Pistol Pete was used principally as a decoy. Even so, he twice took hand-offs and sliced through the middle of the line with startling, wiggling fury. All the injured Pistol had this night were samples, but they were impressive ones.
Preacher Pilot carried the ball on New Mexico's first play from scrimmage and he carried it 18 times in all. He averaged eight yards a carry on New Mexico State's first scoring drive and bulled across with the touchdown that tied the score at 6-6. Later, in the third period, he showed his tremendous power when New Mexico State, trailing 20-6, fought desperately and successfully to get back in the game. From the 17-yard line he carried half the West Texas line with him as he forced his way to the 11. He slanted off tackle for six more yards to the five. Then he drove through the line again for five more yards to come within a foot of the goal line.
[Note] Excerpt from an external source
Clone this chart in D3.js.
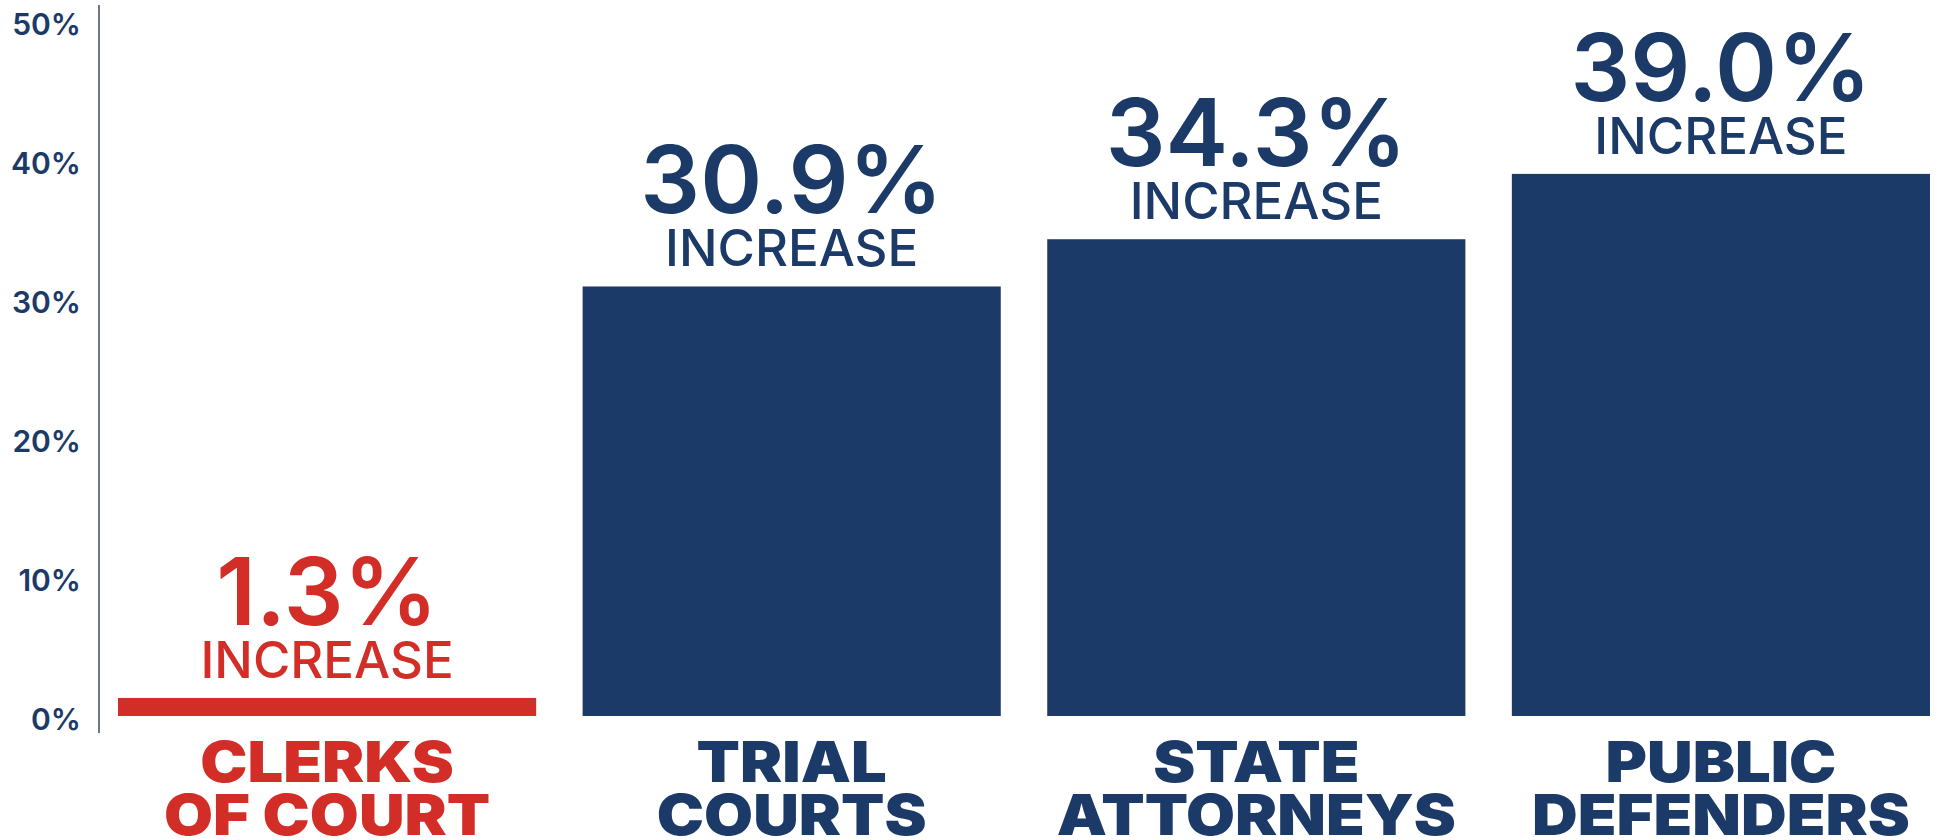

That was his high-water mark. On the play he was hit hard across the back of the neck and ended up semiconscious in the end zone. He got back on his feet and made two unsuccessful charges into the middle of the line and then was taken out of the game, just before a teammate edged the ball over for the last score of the game. Pilotwas woozy and his vision was blurred and, though he later asked to go back in the game, Woodson said no. "He couldn't see clearly," Woodson said later. "I didn't think he was right." Pilot's injury—and Woodson's forbearance—quite possibly cost New Mexico State a startling upset, but win or lose, duel or no duel, the Preacher had shown his wares, too.